Mary Hogan school budget up for a vote on Wednesday
By JOHN FLOWERS
MIDDLEBURY — Middlebury voters on April 8 will field a proposed 2009-2010 Mary Hogan Elementary School (ID-4) budget of $5,685,814, representing an increase of about $61,000, or 1.09-percent, over the current year’s spending plan of $5,624,785.
The vote will take place at the ID-4 annual meeting, scheduled to begin at 7:30 p.m., Wednesday, in the Mary Hogan Elementary School gym.
Mary Hogan Elementary Principal Bonnie Bourne said the budget represents school leaders’ best efforts to craft a spending plan that maintains quality programming while recognizing the current economy. Plus, budgeting was helped out by a change in how transportation costs are accounted for.
“We are very aware of the economic times for folks, while being attentive to the program Middlebury wants for its youngsters,” Bourne said.

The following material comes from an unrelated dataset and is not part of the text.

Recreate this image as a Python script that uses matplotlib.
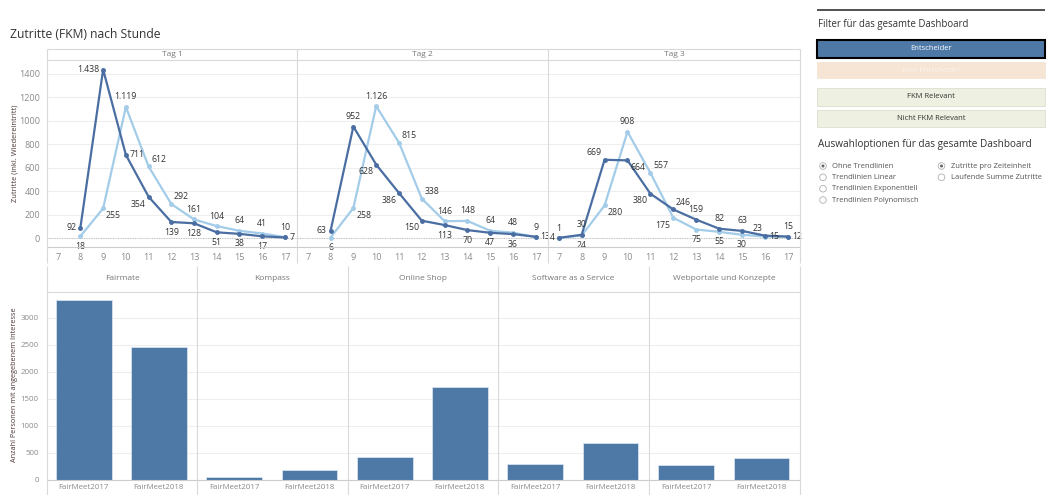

The proposed budget maintains the same level of programs and teachers and anticipates an enrollment roughly equal to the 393 students the school currently serves, according to Bourne.
Two major factors have helped school directors hold the budget increase below 2 percent. First, ID-4 administrators project no increase in the district’s health insurance expenses — a big departure from recent years, when annual premium hikes were, at times, in the double-digits.
Second, the district is on the positive end of a major transportation accounting change that is seeing a large portion of busing expenses transferred from the elementary school level to the secondary school level.
The Middlebury Union middle and high school spending plans are having to absorb a combined total of $280,000 in transportation costs previously reflected in the seven Addison Central Supervisory Union elementary schools. Conversely, Mary Hogan Elementary is being relieved of $56,570 in transportation costs this year.
Bourne noted that at a 1.09-percent increase, there are no substantial additions or subtractions to the proposed ID-4 budget, other than the decrease in transportation costs because of the shift in who pays for busing.
Middlebury’s overall K-12 homestead education property tax rate is expected to go up 3.68 percent (from $1.576 per $100 in property value to $1.635) in 2009-2010.
Mary Hogan Elementary School teachers — and indeed teachers throughout the ACSU — are in the final year of their current contract. The district’s transportation contract is also up after this year.
The ID-4 budget warning will also feature an article seeking permission for school directors to tap into the fiscal year 2008 unreserved fund balance (which currently stands at $49,679) to cover an anticipated deficit in this year’s budget. Bourne said the exact size of the deficit is unclear at this point, though some cost overruns are expected in the transportation, special education and personnel categories.